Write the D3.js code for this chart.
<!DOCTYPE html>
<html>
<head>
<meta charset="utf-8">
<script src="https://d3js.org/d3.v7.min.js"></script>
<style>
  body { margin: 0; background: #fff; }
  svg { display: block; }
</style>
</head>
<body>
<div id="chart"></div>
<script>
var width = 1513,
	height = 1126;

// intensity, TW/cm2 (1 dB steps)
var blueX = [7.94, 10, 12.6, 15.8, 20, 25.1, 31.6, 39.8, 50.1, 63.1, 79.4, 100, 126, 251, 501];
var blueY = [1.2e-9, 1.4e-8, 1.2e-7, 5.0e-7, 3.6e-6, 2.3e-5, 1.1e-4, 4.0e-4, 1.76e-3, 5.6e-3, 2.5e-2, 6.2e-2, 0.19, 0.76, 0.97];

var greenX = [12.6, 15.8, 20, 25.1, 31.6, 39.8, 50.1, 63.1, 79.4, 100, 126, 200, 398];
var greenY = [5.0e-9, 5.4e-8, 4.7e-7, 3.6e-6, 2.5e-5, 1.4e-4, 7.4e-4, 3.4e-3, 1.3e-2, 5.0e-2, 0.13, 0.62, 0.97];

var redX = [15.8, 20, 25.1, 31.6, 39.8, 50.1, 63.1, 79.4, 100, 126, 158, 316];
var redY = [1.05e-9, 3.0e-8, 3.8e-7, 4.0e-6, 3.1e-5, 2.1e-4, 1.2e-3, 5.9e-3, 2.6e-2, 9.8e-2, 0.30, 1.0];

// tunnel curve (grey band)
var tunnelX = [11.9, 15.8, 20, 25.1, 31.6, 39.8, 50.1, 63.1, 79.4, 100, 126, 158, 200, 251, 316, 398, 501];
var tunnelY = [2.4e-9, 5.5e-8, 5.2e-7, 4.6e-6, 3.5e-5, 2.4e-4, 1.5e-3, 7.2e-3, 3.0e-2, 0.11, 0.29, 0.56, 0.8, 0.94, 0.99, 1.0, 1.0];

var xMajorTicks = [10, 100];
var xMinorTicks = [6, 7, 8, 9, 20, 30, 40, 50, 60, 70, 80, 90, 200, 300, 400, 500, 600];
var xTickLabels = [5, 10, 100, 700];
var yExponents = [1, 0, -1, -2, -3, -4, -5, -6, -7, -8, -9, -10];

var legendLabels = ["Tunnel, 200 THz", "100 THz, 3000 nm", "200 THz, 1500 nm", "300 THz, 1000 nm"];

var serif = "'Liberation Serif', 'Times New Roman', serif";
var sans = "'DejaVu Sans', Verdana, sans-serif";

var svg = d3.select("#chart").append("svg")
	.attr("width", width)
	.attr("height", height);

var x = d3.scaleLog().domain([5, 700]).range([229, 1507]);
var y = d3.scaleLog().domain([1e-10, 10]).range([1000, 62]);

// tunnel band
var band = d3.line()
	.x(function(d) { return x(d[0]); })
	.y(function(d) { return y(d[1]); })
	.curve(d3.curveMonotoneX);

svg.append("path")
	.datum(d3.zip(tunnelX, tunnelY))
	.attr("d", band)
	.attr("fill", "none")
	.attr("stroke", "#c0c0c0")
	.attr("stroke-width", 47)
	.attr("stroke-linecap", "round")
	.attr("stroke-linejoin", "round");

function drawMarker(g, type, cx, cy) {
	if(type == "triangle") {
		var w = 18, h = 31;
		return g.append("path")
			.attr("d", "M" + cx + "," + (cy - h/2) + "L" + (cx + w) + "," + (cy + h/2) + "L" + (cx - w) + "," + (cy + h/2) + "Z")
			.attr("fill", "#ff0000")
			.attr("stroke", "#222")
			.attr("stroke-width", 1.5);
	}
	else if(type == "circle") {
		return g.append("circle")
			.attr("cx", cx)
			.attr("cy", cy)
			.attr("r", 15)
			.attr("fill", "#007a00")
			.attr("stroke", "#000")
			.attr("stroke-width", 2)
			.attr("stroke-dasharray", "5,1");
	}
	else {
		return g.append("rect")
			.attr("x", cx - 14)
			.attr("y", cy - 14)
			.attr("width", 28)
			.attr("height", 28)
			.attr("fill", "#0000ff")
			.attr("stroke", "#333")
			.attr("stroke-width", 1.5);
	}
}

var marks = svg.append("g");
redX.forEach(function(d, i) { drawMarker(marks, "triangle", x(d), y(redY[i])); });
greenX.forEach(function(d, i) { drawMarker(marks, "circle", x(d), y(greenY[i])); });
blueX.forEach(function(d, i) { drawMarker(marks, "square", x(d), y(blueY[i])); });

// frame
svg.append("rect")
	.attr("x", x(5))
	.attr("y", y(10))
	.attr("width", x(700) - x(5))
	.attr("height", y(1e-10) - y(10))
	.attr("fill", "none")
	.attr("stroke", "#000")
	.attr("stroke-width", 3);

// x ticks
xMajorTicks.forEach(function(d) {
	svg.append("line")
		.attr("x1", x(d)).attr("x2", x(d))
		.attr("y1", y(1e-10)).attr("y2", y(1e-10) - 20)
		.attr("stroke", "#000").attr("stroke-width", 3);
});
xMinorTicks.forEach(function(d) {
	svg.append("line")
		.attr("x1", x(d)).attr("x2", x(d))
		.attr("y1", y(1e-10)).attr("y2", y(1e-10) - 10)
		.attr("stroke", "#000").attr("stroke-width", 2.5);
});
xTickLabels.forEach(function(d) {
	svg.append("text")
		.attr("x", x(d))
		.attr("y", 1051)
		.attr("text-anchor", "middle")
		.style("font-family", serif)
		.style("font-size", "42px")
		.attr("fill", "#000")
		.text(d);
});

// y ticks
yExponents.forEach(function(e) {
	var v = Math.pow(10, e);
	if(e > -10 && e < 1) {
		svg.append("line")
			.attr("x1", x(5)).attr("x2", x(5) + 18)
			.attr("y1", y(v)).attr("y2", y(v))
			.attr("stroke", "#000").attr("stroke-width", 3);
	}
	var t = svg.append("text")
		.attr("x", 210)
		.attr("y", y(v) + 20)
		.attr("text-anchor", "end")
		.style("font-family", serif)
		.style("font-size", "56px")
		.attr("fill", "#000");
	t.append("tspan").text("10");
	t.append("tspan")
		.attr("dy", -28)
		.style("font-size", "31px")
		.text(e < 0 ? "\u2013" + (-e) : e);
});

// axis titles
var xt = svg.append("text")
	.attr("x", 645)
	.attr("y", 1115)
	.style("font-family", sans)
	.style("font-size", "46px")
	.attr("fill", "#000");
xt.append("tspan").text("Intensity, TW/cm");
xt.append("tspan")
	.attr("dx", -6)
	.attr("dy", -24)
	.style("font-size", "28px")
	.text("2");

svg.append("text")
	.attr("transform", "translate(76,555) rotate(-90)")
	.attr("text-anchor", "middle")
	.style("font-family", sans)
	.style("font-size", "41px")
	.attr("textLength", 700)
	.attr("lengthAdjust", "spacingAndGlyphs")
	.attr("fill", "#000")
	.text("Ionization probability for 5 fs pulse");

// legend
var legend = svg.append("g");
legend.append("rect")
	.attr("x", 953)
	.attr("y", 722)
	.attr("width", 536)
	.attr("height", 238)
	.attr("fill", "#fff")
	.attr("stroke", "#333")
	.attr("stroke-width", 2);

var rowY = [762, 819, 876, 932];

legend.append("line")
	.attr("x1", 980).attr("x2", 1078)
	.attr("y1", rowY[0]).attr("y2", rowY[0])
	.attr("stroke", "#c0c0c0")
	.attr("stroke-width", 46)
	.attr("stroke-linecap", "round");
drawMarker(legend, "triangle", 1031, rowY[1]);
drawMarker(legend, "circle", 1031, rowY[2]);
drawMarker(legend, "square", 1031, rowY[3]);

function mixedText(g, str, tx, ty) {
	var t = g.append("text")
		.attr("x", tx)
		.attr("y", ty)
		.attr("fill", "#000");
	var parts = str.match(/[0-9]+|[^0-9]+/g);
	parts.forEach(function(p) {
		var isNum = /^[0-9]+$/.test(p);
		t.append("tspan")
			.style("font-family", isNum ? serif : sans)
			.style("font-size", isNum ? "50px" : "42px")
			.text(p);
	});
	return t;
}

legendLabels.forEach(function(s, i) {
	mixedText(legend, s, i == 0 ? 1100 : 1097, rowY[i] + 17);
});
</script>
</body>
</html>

::::::::::

◆ Objective
List all lines above in which the string "chart" appears.

◆ Worked solution
Write the D3.js code for this chart.
<div id="chart"></div>
var svg = d3.select("#chart").append("svg")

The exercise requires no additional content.